Advertisement
Share

Encinitas council denies Seabluffe residents’ appeal, approves Alila Marea sister project

A look at the proposed Marea Village.
(SDA Architects)

Plans call for 94 apartments, restaurants, shops and a 34-room hotel building that will be connected via bridge to beach resort

Plans to build a mix of apartments, shops and hotel rooms just south of the luxury Alila Marea Beach Resort are exceptional and the development will provide a huge community benefit, Encinitas City Council members said Wednesday, Aug. 10, as they denied an appeal filed by an opponents’ group.

“I’m not finding any grounds for this appeal at all,” Councilman Joe Mosca said at the evening council meeting, calling the proposed development a “thoughtful project that’s really going to fit into the community.”

Councilwoman Joy Lyndes said it would be a “positive contribution to the quality of life in our community,” while Councilman Tony Kranz noted that two-thirds of the dozen public speakers Wednesday, Aug. 10, strongly supported the development plans, as did many people who sent e-mails to the city in the days before the hearing.

“I can’t think of any other project that’s had this outpouring of support,” he said.

Mayor Catherine Blakespear said project developer Larry Jackel provided a great description of the plans.

“As Mr.
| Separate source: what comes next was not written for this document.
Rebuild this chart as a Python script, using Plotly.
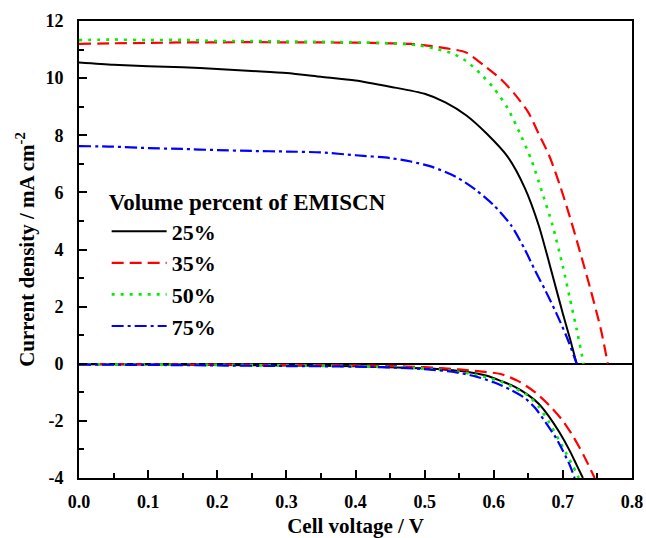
import plotly.graph_objects as go

# ---------------- data ----------------
labels = ["25%", "35%", "50%", "75%"]
colors = ["#000000", "#ff0000", "#00ee00", "#0000ff"]
dashes = ["solid", "12px,6px", "3px,6px", "12px,4px,3px,4px"]
widths = [2, 2.2, 2.6, 2.2]

x_tickvals = [0.0, 0.1, 0.2, 0.3, 0.4, 0.5, 0.6, 0.7, 0.8]
x_ticktext = ["0.0", "0.1", "0.2", "0.3", "0.4", "0.5", "0.6", "0.7", "0.8"]
y_tickvals = [-4, -2, 0, 2, 4, 6, 8, 10, 12]
y_ticktext = ["-4", "-2", "0", "2", "4", "6", "8", "10", "12"]

# illuminated J-V curves (upper part)
v_light_25 = [0, 0.05, 0.1, 0.15, 0.2, 0.25, 0.3, 0.35, 0.4, 0.45, 0.5, 0.53, 0.56, 0.59, 0.62, 0.645, 0.665, 0.685, 0.70, 0.71, 0.72]
j_light_25 = [10.55, 10.47, 10.42, 10.38, 10.32, 10.25, 10.18, 10.05, 9.92, 9.7, 9.45, 9.15, 8.7, 8.05, 7.25, 6.15, 4.85, 3.1, 1.75, 0.9, 0.0]

v_light_35 = [0, 0.05, 0.1, 0.15, 0.2, 0.25, 0.3, 0.35, 0.4, 0.45, 0.48, 0.51, 0.535, 0.56, 0.585, 0.61, 0.63, 0.65, 0.665, 0.68, 0.695, 0.71, 0.725, 0.74, 0.755, 0.765]
j_light_35 = [11.2, 11.22, 11.23, 11.25, 11.25, 11.26, 11.25, 11.25, 11.24, 11.22, 11.2, 11.12, 11.03, 10.9, 10.46, 9.97, 9.45, 8.8, 8.05, 7.3, 6.3, 5.15, 3.9, 2.6, 1.2, 0.0]

v_light_50 = [0, 0.05, 0.1, 0.15, 0.2, 0.25, 0.3, 0.35, 0.4, 0.45, 0.49, 0.515, 0.54, 0.56, 0.58, 0.6, 0.62, 0.64, 0.655, 0.67, 0.685, 0.70, 0.71, 0.72, 0.73]
j_light_50 = [11.33, 11.35, 11.33, 11.34, 11.3, 11.3, 11.28, 11.27, 11.25, 11.22, 11.15, 11.03, 10.87, 10.6, 10.17, 9.65, 8.95, 7.95, 7.1, 6.0, 4.85, 3.4, 2.3, 1.2, 0.0]

v_light_75 = [0, 0.05, 0.1, 0.15, 0.2, 0.25, 0.3, 0.35, 0.4, 0.45, 0.48, 0.51, 0.545, 0.575, 0.6, 0.625, 0.645, 0.66, 0.675, 0.69, 0.705, 0.72]
j_light_75 = [7.62, 7.6, 7.55, 7.52, 7.48, 7.45, 7.43, 7.4, 7.3, 7.2, 7.08, 6.9, 6.55, 6.07, 5.55, 4.85, 4.0, 3.25, 2.55, 1.8, 0.97, 0.0]

# dark-current curves (lower part)
v_dark_25 = [0, 0.1, 0.2, 0.3, 0.4, 0.45, 0.5, 0.53, 0.56, 0.59, 0.61, 0.63, 0.65, 0.665, 0.68, 0.695, 0.71, 0.72, 0.729]
j_dark_25 = [-0.02, -0.03, -0.04, -0.06, -0.09, -0.12, -0.16, -0.21, -0.28, -0.42, -0.6, -0.8, -1.1, -1.4, -1.85, -2.4, -3.05, -3.55, -4.0]

v_dark_35 = [0, 0.1, 0.2, 0.3, 0.4, 0.45, 0.5, 0.55, 0.58, 0.61, 0.635, 0.66, 0.68, 0.70, 0.715, 0.73, 0.746]
j_dark_35 = [-0.01, -0.02, -0.03, -0.04, -0.06, -0.08, -0.12, -0.2, -0.27, -0.36, -0.6, -1.0, -1.45, -2.0, -2.55, -3.2, -4.0]

v_dark_50 = [0, 0.1, 0.2, 0.3, 0.4, 0.45, 0.5, 0.55, 0.58, 0.61, 0.63, 0.65, 0.665, 0.68, 0.695, 0.705, 0.715, 0.723]
j_dark_50 = [-0.02, -0.03, -0.04, -0.06, -0.09, -0.12, -0.17, -0.28, -0.42, -0.62, -0.85, -1.12, -1.5, -2.05, -2.7, -3.15, -3.6, -4.0]

v_dark_75 = [0, 0.1, 0.2, 0.3, 0.4, 0.45, 0.5, 0.54, 0.57, 0.6, 0.625, 0.645, 0.66, 0.675, 0.69, 0.70, 0.71, 0.717]
j_dark_75 = [-0.03, -0.04, -0.06, -0.08, -0.1, -0.13, -0.19, -0.28, -0.42, -0.65, -0.92, -1.2, -1.55, -2.05, -2.6, -3.05, -3.55, -4.0]

light = [(v_light_25, j_light_25), (v_light_35, j_light_35), (v_light_50, j_light_50), (v_light_75, j_light_75)]
dark = [(v_dark_25, j_dark_25), (v_dark_35, j_dark_35), (v_dark_50, j_dark_50), (v_dark_75, j_dark_75)]

FONT = "Liberation Serif"

fig = go.Figure()
for i, lab in enumerate(labels):
    line = dict(color=colors[i], dash=dashes[i], width=widths[i], shape="spline", smoothing=0.7)
    fig.add_trace(go.Scatter(x=light[i][0], y=light[i][1], mode="lines", name=lab,
                             line=line, legendgroup=lab, showlegend=True))
    fig.add_trace(go.Scatter(x=dark[i][0], y=dark[i][1], mode="lines", name=lab,
                             line=line, legendgroup=lab, showlegend=False))

axis_common = dict(
    showline=True, linecolor="black", linewidth=2, mirror=True,
    ticks="inside", ticklen=8, tickwidth=2, tickcolor="black",
    showgrid=False, automargin=False,
    tickfont=dict(family=FONT, size=18, color="black", weight="bold"),
)

fig.update_xaxes(
    range=[0, 0.8], tickmode="array", tickvals=x_tickvals, ticktext=x_ticktext, zeroline=False,
    ticklabelstandoff=6,
    minor=dict(ticks="inside", ticklen=5, tickwidth=2, tickcolor="black", dtick=0.05),
    title=dict(text="Cell voltage / V", font=dict(family=FONT, size=21, color="black", weight="bold"), standoff=12),
    **axis_common,
)
fig.update_yaxes(
    range=[-4, 12], tickmode="array", tickvals=y_tickvals, ticktext=y_ticktext,
    zeroline=True, zerolinecolor="black", zerolinewidth=2,
    ticklabelstandoff=10,
    minor=dict(ticks="inside", ticklen=5, tickwidth=2, tickcolor="black", dtick=1),
    title=dict(text="Current density / mA cm<sup>-2</sup>", font=dict(family=FONT, size=21, color="black", weight="bold"), standoff=5),
    **axis_common,
)

fig.update_layout(
    width=646, height=538,
    margin=dict(l=79, r=14, t=21, b=60),
    paper_bgcolor="white", plot_bgcolor="white",
    showlegend=True,
    legend=dict(
        x=0.05, y=0.651, xanchor="left", yanchor="top",
        bgcolor="rgba(0,0,0,0)",
        title=dict(text="Volume percent of EMISCN", font=dict(family=FONT, size=23, color="black", weight="bold")),
        font=dict(family=FONT, size=22, color="black", weight="bold"),
        itemwidth=55,
        tracegroupgap=0,
    ),
)

fig.write_html("out.html", config={"displayModeBar": False},
               post_script="document.body.style.margin='0px';")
Jackel said, it’s the right project for the right area,” she said.

Jackel has proposed building 94 apartments, including 19 that will be set aside for low-income people, plus a two-story underground parking garage, some retail shops and restaurants, and a 34-unit hotel that will be connected via bridge to the Alila Marea Resort. The structures will go on a 3.79-acre, mostly vacant parcel along North Coast Highway 101, just south of the beach resort and bordered to the west and south by the gated Seabluffe community of townhomes.

Residents of Seabluffe have been divided over the development plans, and that was evident at the meeting on Aug. 10. A series of residents who support the proposal spoke during the public comment period, while the council considered an appeal filed by Friends of Seabluffe, an opponents’ group. The group was appealing the city Planning Commission’s decision in June to certify the project’s Environmental Impact Report and approve various city permits, including a coastal development permit.

A rendering of Marea Village.
(SDA Architects)

The opponents’ attorney, Isabela Rodriguez, told the council that portions of the project don’t comply with city development standards and the city should require the developer to do more to reduce its likely traffic impacts to local roadways.

“We are asking that you please take (Seabluffe residents’) health, their safety … into consideration when denying this appeal,” she said.

Opponents also asked for the city to require monitoring equipment and observers to track whether construction activity makes the sandy coastal bluffs unstable.

Marco Gonzalez, the developer’s attorney, told the council that there was no need for this, saying their experts have found that the railroad trains passing nearby have far more of an impact.

For their part, council members focused on an issue that wasn’t part of the appeal. They repeatedly asked city staff and consultants whether all of the interested tribal groups had been given proper notification of the development plans.

Their questions came after a representative for the San Pasqual Band of Mission Indians said that his group had been left out of the process until fairly recently and asked the council to either deny the project or delay the vote.

A city consultant said that the city has worked with another tribal group throughout the process, but this one wasn’t initially included in the notification paperwork because the city wasn’t aware it had an interest in what occurred at the site. The city has since invited San Pasqual representatives to tour the site and provide comments, the consultant said.

Council members said they were glad the tribe had called attention to the issue.